ジル・チャーチルの「ゴミと罰」:コージーの古典的シリーズ主婦探偵ジェーンの1作目です。原題はGrime and Punishment(『罪と罰』はCrime and Punishment)で、原題に忠実な邦題です。数か月前に夫を亡くし、家事に育児に大忙しのジェーン。上の子二人は少し大人になってきたけれど、末っ子はまだまだ母親に甘える年代でかわいい。今日は隣家のシェリイの家で行われるパーティで人参サラダを作ることになっていたのにすっかり忘れていた!慌てて準備しますが、材料のうちみかんジュースが手に入らない。でも何とか手に入れて作り終わり、ほっとしたところでシェリイからSOSの電話が・・・「掃除婦さんが死んでるの。

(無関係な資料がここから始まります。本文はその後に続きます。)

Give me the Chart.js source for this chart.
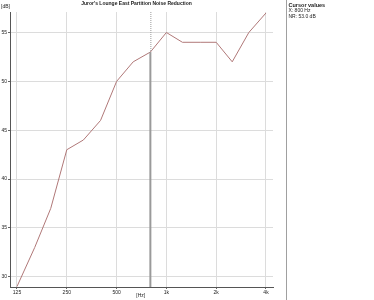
<!DOCTYPE html>
<html>
<head>
<meta charset="utf-8">
<script src="https://cdn.jsdelivr.net/npm/chart.js@4.4.1/dist/chart.umd.min.js"></script>
<style>
  html, body { margin: 0; padding: 0; background: #fff; }
  #wrap { width: 374px; height: 300px; }
</style>
</head>
<body>
<div id="wrap"><canvas id="nrChart" width="374" height="300"></canvas></div>
<script>
const TITLE = "Juror's Lounge East Partition Noise Reduction";
const FREQS = [125, 160, 200, 250, 315, 400, 500, 630, 800, 1000, 1250, 1600, 2000, 2500, 3150, 4000];
const NR_VALUES = [29, 33, 37, 43, 44, 46, 50, 52, 53, 55, 54, 54, 54, 52, 55, 57];
const X_TICKS = [125, 250, 500, 1000, 2000, 4000];
const X_LABELS = ['125', '250', '500', '1k', '2k', '4k'];
const Y_TICKS = [30, 35, 40, 45, 50, 55];
const CURSOR_X = 800;
const CURSOR_Y = 53.0;

const FONT = "'Liberation Sans', Arial, sans-serif";

// panel, labels, cursor line
const extras = {
  id: 'extras',
  afterDatasetsDraw(chart) {
    const { ctx, chartArea, scales } = chart;
    const cx = scales.x.getPixelForValue(CURSOR_X);
    const cy = scales.y.getPixelForValue(CURSOR_Y);
    ctx.save();
    // cursor
    ctx.strokeStyle = '#9a9a9a';
    ctx.lineWidth = 2;
    ctx.beginPath();
    ctx.moveTo(cx, cy);
    ctx.lineTo(cx, chartArea.bottom);
    ctx.stroke();
    ctx.lineWidth = 1;
    ctx.setLineDash([1, 1]);
    ctx.beginPath();
    ctx.moveTo(cx + 0.5, chartArea.top);
    ctx.lineTo(cx + 0.5, cy);
    ctx.stroke();
    ctx.setLineDash([]);

    // separator
    const sx = Math.round(chartArea.right + 13) + 0.5;
    ctx.strokeStyle = '#a0a0a0';
    ctx.beginPath();
    ctx.moveTo(sx, 0);
    ctx.lineTo(sx, chart.height);
    ctx.stroke();

    // texts
    ctx.fillStyle = '#222';
    ctx.textBaseline = 'middle';
    ctx.font = 'bold 5px ' + FONT;
    ctx.textAlign = 'center';
    ctx.fillText(TITLE, scales.x.getPixelForValue(660), 4);

    ctx.font = '5px ' + FONT;
    ctx.textAlign = 'left';
    ctx.fillText('[dB]', 1, 7);
    ctx.textAlign = 'center';
    ctx.fillText('[Hz]', scales.x.getPixelForValue(700), 296);

    ctx.textAlign = 'left';
    ctx.font = 'bold 5.5px ' + FONT;
    ctx.fillText('Cursor values', sx + 2, 5);
    ctx.font = '5px ' + FONT;
    ctx.fillText('X: ' + CURSOR_X + ' Hz', sx + 2, 11);
    ctx.fillText('NR: ' + CURSOR_Y.toFixed(1) + ' dB', sx + 2, 17);
    ctx.restore();
  }
};

new Chart(document.getElementById('nrChart'), {
  type: 'line',
  data: {
    labels: FREQS,
    datasets: [{
      label: 'NR',
      data: FREQS.map((f, i) => ({ x: f, y: NR_VALUES[i] })),
      borderColor: '#b07878',
      borderWidth: 1,
      pointRadius: 0,
      tension: 0,
      fill: false
    }]
  },
  options: {
    responsive: false,
    animation: false,
    events: [],
    layout: { padding: { top: 12, right: 101, left: 0, bottom: 0 } },
    plugins: { legend: { display: false }, tooltip: { enabled: false }, title: { display: false } },
    scales: {
      x: {
        type: 'logarithmic',
        min: 113.4,
        max: 4410,
        afterBuildTicks: (s) => { s.ticks = X_TICKS.map(v => ({ value: v })); },
        afterFit: (s) => { s.height = 13; },
        ticks: {
          autoSkip: false,
          maxRotation: 0,
          padding: 1,
          color: '#222',
          font: { family: FONT, size: 5 },
          callback: (v, i) => X_LABELS[i]
        },
        grid: { color: '#dcdcdc', tickColor: '#666', tickLength: 2 },
        border: { color: '#555' }
      },
      y: {
        min: 28.95,
        max: 57.1,
        afterBuildTicks: (s) => { s.ticks = Y_TICKS.map(v => ({ value: v })); },
        afterFit: (s) => { s.width = 10; },
        ticks: {
          padding: 1,
          color: '#222',
          font: { family: FONT, size: 5 }
        },
        grid: { color: '#dcdcdc', tickColor: '#666', tickLength: 2 },
        border: { color: '#555' }
      }
    }
  },
  plugins: [extras]
});
</script>
</body>
</html>
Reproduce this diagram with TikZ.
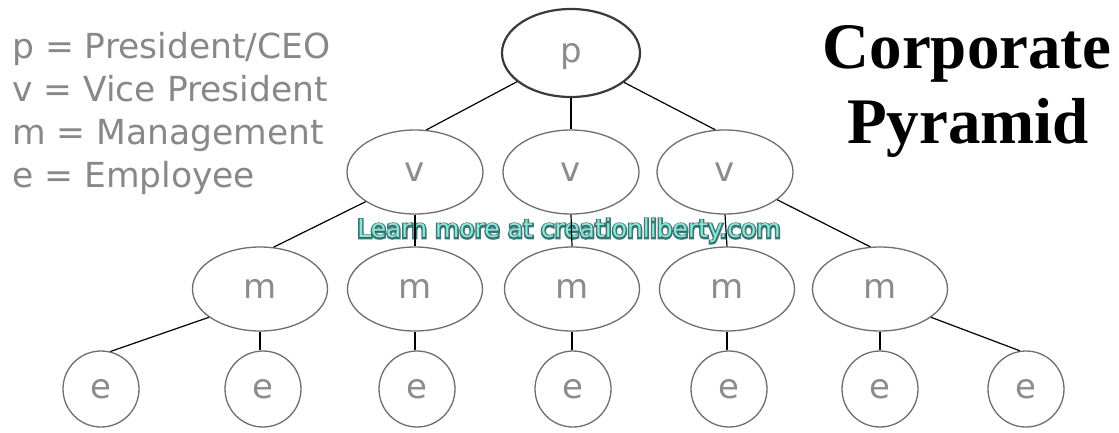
\documentclass[tikz,border=0pt]{standalone}
\usepackage{fontspec}
\setmainfont{Liberation Serif}
\newfontfamily\dejavu{DejaVu Sans}
\newfontfamily\dejavuhalo[FakeBold=12]{DejaVu Sans}
\usetikzlibrary{shapes.geometric}
\definecolor{nodegray}{HTML}{6E6E6E}
\definecolor{lettergray}{HTML}{8C8C8C}
\definecolor{legendgray}{HTML}{888888}
\definecolor{pgray}{HTML}{3A3A3A}
\definecolor{wmdark}{HTML}{2A6A68}
\definecolor{wmlight}{HTML}{8EE6D6}
\tikzset{
  base/.style={draw=nodegray, line width=1.3pt, fill=white, inner sep=0pt,
    text=lettergray, font=\dejavu\fontsize{34}{34}\selectfont,
    text height=18.6pt, text depth=0pt},
  pbox/.style={base, ellipse, draw=pgray, line width=2.2pt, minimum width=138pt, minimum height=88pt},
  vbox/.style={base, ellipse, minimum width=136pt, minimum height=84pt},
  mbox/.style={base, ellipse, minimum width=135pt, minimum height=84pt},
  ebox/.style={base, circle, minimum size=76pt},
  edge/.style={draw=black, line width=1.2pt},
  legend/.style={anchor=base west, inner sep=0pt, text=legendgray, font=\dejavu\fontsize{34.5}{34.5}\selectfont},
  titletext/.style={anchor=base, inner sep=0pt, font=\bfseries\fontsize{65}{65}\selectfont},
  wm/.style={inner sep=0pt, font=\dejavu\fontsize{25}{25}\selectfont},
  wmhalo/.style={inner sep=0pt, font=\dejavuhalo\fontsize{25}{25}\selectfont}
}
\begin{document}
\begin{tikzpicture}[x=1pt,y=-1pt]
\useasboundingbox[fill=white] (0,0) rectangle (1119,432);
% legend
\node[legend] (l1) at (12,58) {p = President/CEO};
\node[legend] (l2) at (12,101) {v = Vice President};
\node[legend] (l3) at (12,144) {m = Management};
\node[legend] (l4) at (12,187) {e = Employee};
% title
\node[titletext] (t1) at (967,68) {Corporate};
\node[titletext] (t2) at (968,143) {Pyramid};
% nodes
\node[pbox] (p) at (571,53) {p};
\node[vbox] (v1) at (415,172) {v};
\node[vbox] (v2) at (571,172) {v};
\node[vbox] (v3) at (725,172) {v};
\node[mbox] (m1) at (260,289) {m};
\node[mbox] (m2) at (415,289) {m};
\node[mbox] (m3) at (572,289) {m};
\node[mbox] (m4) at (727,289) {m};
\node[mbox] (m5) at (880,289) {m};
\node[ebox] (e1) at (101,389) {e};
\node[ebox] (e2) at (263,389) {e};
\node[ebox] (e3) at (417,389) {e};
\node[ebox] (e4) at (573,389) {e};
\node[ebox] (e5) at (729,389) {e};
\node[ebox] (e6) at (880,389) {e};
\node[ebox] (e7) at (1026,389) {e};
% watermark: halo then text
\node[wmhalo, text=wmdark, opacity=0.9] (wmh) at (569,231) {Learn more at creationliberty.com};
\node[wm, text=wmlight] (wm) at (569,231) {Learn more at creationliberty.com};
% edges
\draw[edge] (p.208) -- (v1.75);
\draw[edge] (p.south) -- (v2.north);
\draw[edge] (p.331) -- (v3.103);
\draw[edge] (v1.211) -- (m1.72);
\draw[edge] (v1.south) -- (m2.north);
\draw[edge] (v2.south) -- (m3.north);
\draw[edge] (v3.south) -- (m4.north);
\draw[edge] (v3.332) -- (m5.103);
\draw[edge] (m1.209) -- (e1.76);
\draw[edge] (m1.south) -- (m1.south |- e2.north);
\draw[edge] (m2.south) -- (m2.south |- e3.north);
\draw[edge] (m3.south) -- (m3.south |- e4.north);
\draw[edge] (m4.south) -- (m4.south |- e5.north);
\draw[edge] (m5.south) -- (e6.north);
\draw[edge] (m5.331) -- (e7.99);
\end{tikzpicture}
\end{document}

うちの客用寝室で!」なんてこと!パーティーの料理は近所の主婦が手分けしていたので、今日のシェリイの家では近所の主婦が入れ替わり立ち替わりパーティーの料理を持ち込んでいたのです。ひょっとすると犯人は主婦仲間の誰かかもしれない。ジェーンは主婦仲間から話を聞いて回ったり、犯人をあぶりだすためのわなを仕掛けたりして危ない橋を渡るので、担当刑事に怒られたりしますが、次回以降その刑事さんとのロマンスもありそう?というお話でした。軽いタッチで読めるコージーですが、ミステリー部分もしっかりしているので、2作目以降も読むつもりです。
少し切ないエピソードもあるんです。彼女の夫スティーヴは交通事故で亡くなったのですが、その直前の出来事をジェーンは秘密にしていました。うん、これ、私だって秘密にするよ。誰にも言いたくないよね。でもこのエピソードは効果的だったと思います。ジェーンの心の痛みを読むことで読者にはジェーンに寄り添う気持ちが生まれ、終盤に向けて緊張感が高まったと思います。上手いなあ。気になった方は読んでください。